Driven by an innate passion for storytelling, particularly stories untold, Stewart got his start in 2018 filming documentaries and music videos. Today he runs his own Film & TV agency, Create Anything, whose most recent documentary film “Bash the Entertainer: Behind the Smile” can be found on BBC. Stewart also created “Black & Scottish” a BAFTA-nominated BBC documentary featuring prominent Black Scots from all generations, gathering their perspectives on what it’s like to be Black and Scottish. A sister film “Black & Northern Irish” is to be released soon.

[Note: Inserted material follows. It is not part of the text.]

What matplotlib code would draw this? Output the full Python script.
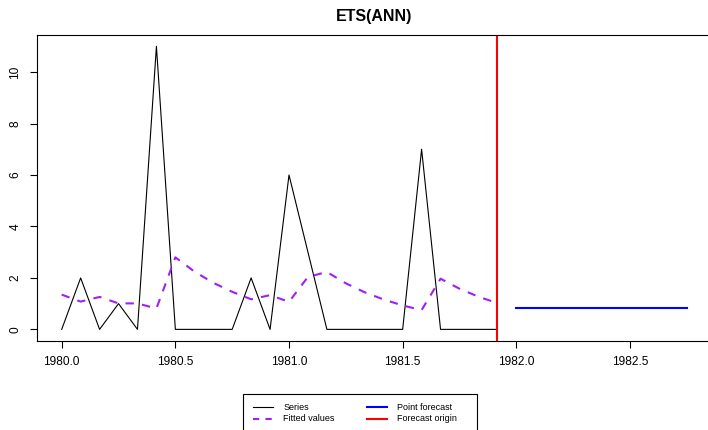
import matplotlib
matplotlib.use("Agg")
import matplotlib.pyplot as plt
from matplotlib.lines import Line2D
from matplotlib.patches import Rectangle
from matplotlib.ticker import FixedLocator, FormatStrFormatter

plt.rcParams['font.family'] = ['Liberation Sans', 'DejaVu Sans']

# ---- data ----
start_year = 1980.0
freq = 12
series = [0, 2, 0, 1, 0, 11, 0, 0, 0, 0, 2, 0,
          6, 3, 0, 0, 0, 0, 0, 7, 0, 0, 0, 0]
fitted = [1.35, 1.08, 1.26, 1.01, 1.01, 0.81, 2.80, 2.25, 1.81, 1.46, 1.17, 1.33,
          1.07, 2.04, 2.23, 1.79, 1.44, 1.16, 0.93, 0.75, 1.97, 1.58, 1.27, 1.02]
forecast = [0.82] * 10
x_ticks = [1980.0, 1980.5, 1981.0, 1981.5, 1982.0, 1982.5]
y_ticks = [0, 2, 4, 6, 8, 10]
title = "ETS(ANN)"
legend_labels = ["Series", "Fitted values", "Point forecast", "Forecast origin"]

t_hist = [start_year + i / freq for i in range(len(series))]
t_fc = [t_hist[-1] + (i + 1) / freq for i in range(len(forecast))]
origin = t_hist[-1]

W, H = 708, 430
fig = plt.figure(figsize=(W / 100, H / 100), dpi=100)

# axes placement in pixels
left, right, top, bottom = 36.7, 711.8, 35.0, 340.7
ax = fig.add_axes([left / W, 1 - bottom / H, (right - left) / W, (bottom - top) / H])

ax.plot(t_hist, series, color='black', lw=0.8)
ax.plot(t_hist, fitted, color='#A020F0', lw=1.5, ls=(0, (4, 4)))
ax.plot(t_fc, forecast, color='#0000FF', lw=1.5)
ax.axvline(origin, color='#FF0000', lw=1.5)

ax.set_xlim(1979.89, 1982.86)
ax.set_ylim(-0.44, 11.44)
ax.xaxis.set_major_locator(FixedLocator(x_ticks))
ax.xaxis.set_major_formatter(FormatStrFormatter('%.1f'))
ax.yaxis.set_major_locator(FixedLocator(y_ticks))
ax.tick_params(axis='both', direction='out', length=5, width=0.8, color='black',
               labelsize=8.6)
ax.tick_params(axis='x', pad=6)
ax.tick_params(axis='y', pad=6)
for lab in ax.get_yticklabels():
    lab.set_rotation(90)
    lab.set_va('center')
for s in ax.spines.values():
    s.set_linewidth(0.8)
    s.set_color('black')

fig.text(374 / W, 1 - 16 / H, title, ha='center', va='center',
         fontsize=11.5, fontweight='bold')

# ---- legend (drawn in figure pixels) ----
def px(x, y):
    return (x / W, 1 - y / H)

lx0, ly0, lx1, ly1 = 243.3, 394.0, 476.7, 440.0
fig.patches.append(Rectangle(px(lx0, ly1), (lx1 - lx0) / W, (ly1 - ly0) / H,
                             transform=fig.transFigure, fill=False,
                             edgecolor='black', lw=0.8))
styles = [
    dict(color='black', lw=0.8, ls='-'),
    dict(color='#A020F0', lw=1.5, ls=(0, (3, 3))),
    dict(color='#0000FF', lw=1.5, ls='-'),
    dict(color='#FF0000', lw=1.5, ls='-'),
]
positions = [(252.7, 407.3), (252.7, 418.7), (366.7, 407.3), (366.7, 418.7)]
for lab, st, (x, y) in zip(legend_labels, styles, positions):
    (xa, ya) = px(x, y)
    (xb, _) = px(x + 20.6, y)
    fig.lines.append(Line2D([xa, xb], [ya, ya], transform=fig.transFigure, **st))
    fig.text(*px(x + 30.6, y), lab, ha='left', va='center', fontsize=6.5)

fig.savefig('out.png', dpi=100)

How Stewart is Making History
Stewart has forged a new career path in the film industry highlighting the largely untold stories of prominent Black and mixed-race people, not only for the benefit of his four children but for an entire generation of young Black people. Speaking at the historic Black Lives Matter protest in Glasgow this year, Stewart echoed the belief that you can, and should, be proud to be Black & Scottish.
I don’t want my kids to be in a position where I’m having the same conversations my mom had with me, like ‘You have to work harder than white people’. I don’t want them to feel like they’re not good enough, so I’m trying to change that.

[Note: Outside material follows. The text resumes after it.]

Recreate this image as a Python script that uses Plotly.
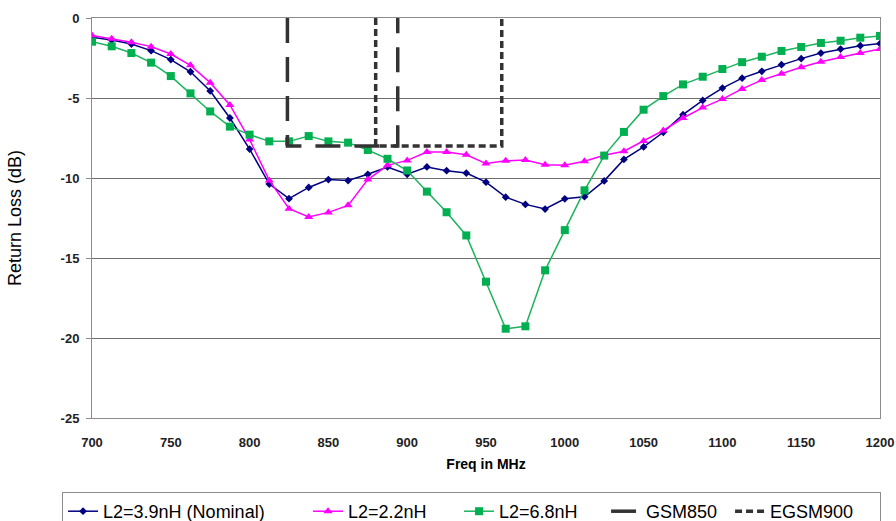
import plotly.graph_objects as go

# Frequency sweep (MHz)
freq_mhz = [700, 712.5, 725, 737.5, 750, 762.5, 775, 787.5, 800, 812.5,
            825, 837.5, 850, 862.5, 875, 887.5, 900, 912.5, 925, 937.5,
            950, 962.5, 975, 987.5, 1000, 1012.5, 1025, 1037.5, 1050, 1062.5,
            1075, 1087.5, 1100, 1112.5, 1125, 1137.5, 1150, 1162.5, 1175, 1187.5,
            1200]

# Return loss (dB) for each L2 value
rl_3n9 = [-1.21, -1.38, -1.63, -2.04, -2.60, -3.36, -4.56, -6.25, -8.19, -10.38,
          -11.29, -10.59, -10.10, -10.16, -9.77, -9.31, -9.77, -9.31, -9.54, -9.69,
          -10.26, -11.20, -11.65, -11.94, -11.30, -11.17, -10.18, -8.84, -8.06, -7.14,
          -6.04, -5.15, -4.38, -3.76, -3.33, -2.92, -2.54, -2.19, -1.94, -1.73,
          -1.60]
rl_2n2 = [-1.09, -1.29, -1.52, -1.79, -2.25, -2.96, -4.04, -5.43, -7.60, -10.15,
          -11.92, -12.44, -12.15, -11.71, -10.10, -9.21, -8.90, -8.38, -8.38, -8.55,
          -9.10, -8.92, -8.88, -9.17, -9.20, -8.95, -8.58, -8.33, -7.68, -7.03,
          -6.25, -5.60, -5.07, -4.43, -3.88, -3.48, -3.08, -2.73, -2.44, -2.19,
          -1.94]
rl_6n8 = [-1.48, -1.77, -2.19, -2.79, -3.63, -4.71, -5.84, -6.79, -7.29, -7.71,
          -7.71, -7.38, -7.71, -7.79, -8.25, -8.80, -9.53, -10.85, -12.14, -13.59,
          -16.48, -19.42, -19.27, -15.77, -13.26, -10.77, -8.60, -7.12, -5.73, -4.88,
          -4.15, -3.67, -3.19, -2.76, -2.42, -2.06, -1.81, -1.56, -1.42, -1.23,
          -1.12]

# Band masks: edges (MHz) and the -8 dB limit
gsm850_f = [824, 824, 894, 894]
gsm850_rl = [0, -8, -8, 0]
egsm900_f = [880, 880, 960, 960]
egsm900_rl = [0, -8, -8, 0]

# Axis ticks
x_ticks = [700, 750, 800, 850, 900, 950, 1000, 1050, 1100, 1150, 1200]
y_ticks = [0, -5, -10, -15, -20, -25]
y_tick_text = ["0", "-5", "-10", "-15", "-20", "-25"]

fig = go.Figure()

fig.add_trace(go.Scatter(
    x=freq_mhz, y=rl_3n9, mode="lines+markers", name="L2=3.9nH (Nominal)",
    line=dict(color="#000080", width=1.5),
    marker=dict(symbol="diamond", size=6, color="#000080"),
    legendwidth=200,
))
fig.add_trace(go.Scatter(
    x=freq_mhz, y=rl_2n2, mode="lines+markers", name="L2=2.2nH",
    line=dict(color="#FF00FF", width=1.5),
    marker=dict(symbol="triangle-up", size=8, color="#FF00FF"),
    legendwidth=106,
))
fig.add_trace(go.Scatter(
    x=freq_mhz, y=rl_6n8, mode="lines+markers", name="L2=6.8nH",
    line=dict(color="#1DB35C", width=1.5),
    marker=dict(symbol="square", size=8, color="#00AF50"),
    legendwidth=102,
))
fig.add_trace(go.Scatter(
    x=gsm850_f, y=gsm850_rl, mode="lines", name="GSM850",
    line=dict(color="#333333", width=3.5, dash="25px,14px"),
    legendwidth=79,
))
fig.add_trace(go.Scatter(
    x=egsm900_f, y=egsm900_rl, mode="lines", name="EGSM900",
    line=dict(color="#333333", width=3.5, dash="7px,4px"),
    legendwidth=105,
))

axis_font = dict(family="Arial, Liberation Sans, sans-serif", size=13, color="#222222")

fig.update_layout(
    width=896, height=521,
    margin=dict(l=92, r=16, t=18, b=103, autoexpand=False),
    paper_bgcolor="white", plot_bgcolor="white",
    font=dict(family="Arial, Liberation Sans, sans-serif", color="black"),
    showlegend=True,
    legend=dict(
        orientation="h", x=-0.038, xanchor="left", y=-0.185, yanchor="top",
        bordercolor="#8c8c8c", borderwidth=1, bgcolor="white",
        font=dict(family="Arial, Liberation Sans, sans-serif", size=18, color="black"),
        itemclick=False, itemdoubleclick=False,
    ),
    xaxis=dict(
        range=[700, 1200], tickvals=x_ticks, ticks="outside", ticklen=12,
        tickcolor="rgba(0,0,0,0)", showgrid=False, zeroline=False,
        showline=True, linecolor="#8c8c8c", linewidth=1, mirror=True,
        tickfont=dict(axis_font, **{"weight": "bold"}),
        title=dict(text="<b>Freq in MHz</b>", standoff=10,
                   font=dict(family="Arial, Liberation Sans, sans-serif", size=14, color="black")),
        automargin=False,
    ),
    xaxis2=dict(
        range=[700, 1200], tickvals=x_ticks, overlaying="x", side="top",
        anchor="y", ticks="inside", ticklen=5, tickcolor="#666666",
        showticklabels=False, showgrid=False, zeroline=False,
        showline=True, linecolor="#555555", linewidth=1,
    ),
    yaxis=dict(
        range=[-25, 0], tickvals=y_ticks, ticktext=y_tick_text,
        ticks="outside", ticklen=5, tickcolor="#8c8c8c", ticklabelstandoff=4,
        showgrid=True, gridcolor="#6e6e6e", gridwidth=1, zeroline=False,
        showline=True, linecolor="#8c8c8c", linewidth=1, mirror=True,
        tickfont=dict(axis_font, **{"weight": "bold"}),
        title=dict(text="Return Loss (dB)", standoff=34,
                   font=dict(family="Arial, Liberation Sans, sans-serif", size=18, color="black")),
        automargin=False,
    ),
)

fig.write_html("out.html")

Follow Stewart’s Instagram here!
Designer | Agency Owner | Artist
Some of Emmett’s notable early design work included artwork for the launch of the Ford Mustang and the 1958 Playboy Jazz All-Stars album art which was named Billboard’s “Album Cover of the Week”. Emmett later co-founded ad agency Burrell-McBain working with clients such as Coca-Cola and McDonald’s, eventually becoming the largest Black-owned ad agency in the US. He is also well-known for reinventing the iconic Marlboro man for African American smokers, replacing the over-idealised version of a white cowboy in the American West for more relatable people in their everyday surroundings.
Emmett sought to uplift the Black community throughout his career, eventually leaving his agency to open “The Black Eye” an art gallery and consultancy which helped agencies to connect with African Americans in an authentic and respectful way. He was also well-known for offering his services to nonprofit initiatives and publishers.
Emmett’s design work had a remarkable impact on the representation of African Americans in advertising. “Black is beautiful” an ad which Emmett created for Vince Cullers Advertising, was a culmination of Emmett’s ideals which consistently came through both in his professional work and the work he did for the good of the wider Black community. Emmett is also credited with developing the concept of “positive realism” which in advertising is all about understanding who your consumers are, who they aspire to be, and honouring their culture and values.